With that in mind, lets get into the parts that make up a Netsplit.
The Chassis
I figure we might start at the largest part. The chassis has gone through more iterations than any other component, I had printed a dozen different versions before my first competition, and it's not uncommon for me to show up at a meet with three or four versions of a chassis to test and compare.
The chassis has always been printed in SUNLU PLA Plus white, which in my testing seemed strongest out of white, black, and grey. Many early prototypes were printed in grey as that's what I had around, but I don't think I've run any visible grey parts in competition. Since the chassis design is in a state where I don't want to change it much, I've been looking into getting it printed in Nylon, but haven't yet found a service I'm happy with. I print at .3mm layers with 3 walls and 20% infill, though there's only one spot with infill.
The perimeter walls of the electronics compartment are 1.25mm thick and 22mm tall, the floor is 1.5mm. The vents aren't for ventilation, but allow me to cut a few grams from the chassis without affecting its strength.
Early iterations of the chassis would flex under impacts and cause the walls to detach along layer lines and buckle. Initially I wanted to beef up those walls, but following my principle of disposability, I made them thinner and discontinuous. The large gaps around the wheel mounts and the slot in the front allow the chassis to bend and twist a surprising amount before failure. This allowed the chassis to deliver and sustain much harder hits while becoming lighter, double win!
Naturally, all the joints where the walls meet the floor are filleted. Hard corners are stress risers.
What I affectionately call the "weapon tongue" (because it looks like a trailer tongue) increases in thickness to 3mm. This is the only part of the chassis with any infill and it's mostly hollow. When I printed it solid, vertical impacts on the tongue would result in cracks and rapid failure, but as a hollow part it's able to crush and deform in a way that doesn't propagate through the rest of the part.
The holes in the tongue also isolate cracks that might form, effectively turning one component into 3 redundant arms. I've had both sides of the triangle fully broken but the center intact and capable of delivering hits.
The tongue is a flat triangle on the weapon's impact axis so that it's strong when delivering impacts but is able to flex and absorb impacts from other directions. That's the theory anyway, but the weapon bar is on the top of the motor, so it actually gets a fair amount of twisting force. So far that hasn't been a problem, but if I switch to Nylon it might flex a bit too much.
The weapon motor mounts up front here. I press the motor onto the plastic studs which holds it in place surprisingly well, and then I usually use two screws to hold it down. In theory, the studs protect the screws by taking most of the sheer force in a hit.
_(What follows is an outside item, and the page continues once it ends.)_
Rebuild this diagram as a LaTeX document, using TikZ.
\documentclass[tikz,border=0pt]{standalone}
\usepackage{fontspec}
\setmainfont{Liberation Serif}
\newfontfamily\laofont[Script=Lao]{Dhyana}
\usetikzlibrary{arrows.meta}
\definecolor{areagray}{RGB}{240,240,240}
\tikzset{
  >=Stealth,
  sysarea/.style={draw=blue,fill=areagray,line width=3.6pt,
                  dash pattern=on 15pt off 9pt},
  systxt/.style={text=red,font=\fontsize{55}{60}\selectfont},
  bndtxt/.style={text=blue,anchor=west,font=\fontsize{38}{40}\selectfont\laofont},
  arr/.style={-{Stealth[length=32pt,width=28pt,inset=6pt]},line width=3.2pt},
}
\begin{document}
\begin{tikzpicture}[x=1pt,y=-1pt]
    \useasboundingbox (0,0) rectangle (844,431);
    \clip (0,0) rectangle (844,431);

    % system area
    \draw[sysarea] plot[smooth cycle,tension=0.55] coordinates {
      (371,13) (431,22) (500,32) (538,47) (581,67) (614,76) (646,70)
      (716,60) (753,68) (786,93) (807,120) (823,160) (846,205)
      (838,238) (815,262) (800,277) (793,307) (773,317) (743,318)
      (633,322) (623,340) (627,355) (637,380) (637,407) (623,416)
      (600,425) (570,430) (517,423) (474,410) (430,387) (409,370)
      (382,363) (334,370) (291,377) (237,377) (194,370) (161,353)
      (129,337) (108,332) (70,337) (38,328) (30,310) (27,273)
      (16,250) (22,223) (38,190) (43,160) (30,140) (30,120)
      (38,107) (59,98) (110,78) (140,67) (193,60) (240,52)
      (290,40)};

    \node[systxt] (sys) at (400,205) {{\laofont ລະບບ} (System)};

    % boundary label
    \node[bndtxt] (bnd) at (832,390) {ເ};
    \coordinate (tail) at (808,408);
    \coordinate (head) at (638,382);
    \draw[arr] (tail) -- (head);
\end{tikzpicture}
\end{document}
I don't know how well that works, but I've also never sheered one of those screws so I'm not inclined to experiment with it.
While the can of the motor can take hits quite well, a few of my regular competitors hit low enough to bend the motor base in a way that it interferes with the can and prevents it from spinning. An easy fix in the pits, but losing my weapon usually means losing the fight. The "popped collar" around it is designed to let me survive a couple more of those kinds of hits by crushing and then falling off. So far it's been pretty successful, but lately I've been contemplating something more ramp-like that could deflect opponents weapons up into mine, but it'd have to be metal which reduces cheapness and disposability.
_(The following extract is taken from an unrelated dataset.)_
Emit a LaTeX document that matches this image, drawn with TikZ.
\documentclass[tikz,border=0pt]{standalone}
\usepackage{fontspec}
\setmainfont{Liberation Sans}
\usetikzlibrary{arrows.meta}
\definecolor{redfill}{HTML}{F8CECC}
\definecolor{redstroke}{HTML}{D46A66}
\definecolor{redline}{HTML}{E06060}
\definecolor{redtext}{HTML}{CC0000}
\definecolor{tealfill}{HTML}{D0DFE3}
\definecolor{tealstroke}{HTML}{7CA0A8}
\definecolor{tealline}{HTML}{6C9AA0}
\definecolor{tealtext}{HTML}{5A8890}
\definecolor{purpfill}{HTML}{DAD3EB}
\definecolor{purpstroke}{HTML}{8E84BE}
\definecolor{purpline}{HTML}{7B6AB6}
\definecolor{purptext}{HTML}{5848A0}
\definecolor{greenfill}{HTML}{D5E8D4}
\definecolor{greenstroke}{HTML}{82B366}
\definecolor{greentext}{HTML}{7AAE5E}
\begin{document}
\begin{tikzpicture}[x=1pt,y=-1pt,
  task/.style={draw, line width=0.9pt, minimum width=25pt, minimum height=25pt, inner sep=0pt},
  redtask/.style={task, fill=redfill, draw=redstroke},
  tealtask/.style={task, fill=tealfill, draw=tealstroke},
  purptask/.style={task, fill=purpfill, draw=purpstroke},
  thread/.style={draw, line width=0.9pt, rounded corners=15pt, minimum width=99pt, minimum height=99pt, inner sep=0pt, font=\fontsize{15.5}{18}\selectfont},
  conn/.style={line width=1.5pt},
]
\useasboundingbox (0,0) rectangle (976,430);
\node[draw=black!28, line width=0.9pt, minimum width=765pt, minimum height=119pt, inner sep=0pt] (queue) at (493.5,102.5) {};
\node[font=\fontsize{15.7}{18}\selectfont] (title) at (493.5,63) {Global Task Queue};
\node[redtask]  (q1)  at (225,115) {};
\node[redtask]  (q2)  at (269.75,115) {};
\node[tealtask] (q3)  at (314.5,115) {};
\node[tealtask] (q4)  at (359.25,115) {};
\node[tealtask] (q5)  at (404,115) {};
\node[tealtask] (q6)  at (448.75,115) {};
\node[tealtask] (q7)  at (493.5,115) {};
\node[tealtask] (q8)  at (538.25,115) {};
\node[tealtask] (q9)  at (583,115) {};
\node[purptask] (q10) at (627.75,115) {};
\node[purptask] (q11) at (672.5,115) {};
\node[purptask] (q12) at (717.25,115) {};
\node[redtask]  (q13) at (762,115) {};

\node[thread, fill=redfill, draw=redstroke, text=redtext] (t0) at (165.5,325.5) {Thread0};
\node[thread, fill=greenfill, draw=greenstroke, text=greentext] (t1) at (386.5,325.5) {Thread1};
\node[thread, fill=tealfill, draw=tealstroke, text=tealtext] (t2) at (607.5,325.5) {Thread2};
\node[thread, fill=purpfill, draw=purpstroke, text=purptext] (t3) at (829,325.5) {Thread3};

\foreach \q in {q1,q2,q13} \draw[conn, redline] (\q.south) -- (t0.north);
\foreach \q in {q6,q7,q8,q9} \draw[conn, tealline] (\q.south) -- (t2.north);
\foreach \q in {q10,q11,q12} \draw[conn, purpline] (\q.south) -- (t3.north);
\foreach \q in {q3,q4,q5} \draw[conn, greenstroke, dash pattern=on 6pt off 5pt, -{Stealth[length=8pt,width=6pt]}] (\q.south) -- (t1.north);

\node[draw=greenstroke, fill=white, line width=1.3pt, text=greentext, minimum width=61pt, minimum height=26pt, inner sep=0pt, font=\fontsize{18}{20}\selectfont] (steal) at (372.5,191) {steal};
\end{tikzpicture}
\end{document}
At the rear I have a recessed mounting for a slide switch. The switch is fully encased in the chassis and requires a tool to reach in and flip it. I did a ton of testing on these switches before my first competition because switches seem to be an uncommon choice here in the US. I wasn't about to shell out $8 for a fingertech switch, nor was I willing to fiddle the battery connector in the battlebox. I built a whole test rig to see if I could get any switches to turn off using 1000s of impacts and never could, it's also never failed in competition, so I'm pro-switch now.
And finally right out the back is the nameplate. Something I learned at my first competition is having the name somewhere on the robot helps the organizers a lot. With the vents on the top and bottom the only remaining flat space was the rear. I'm not super happy with it right now because Netsplit has no preferred right-way-up, so I often start a battle with the nameplate upside down.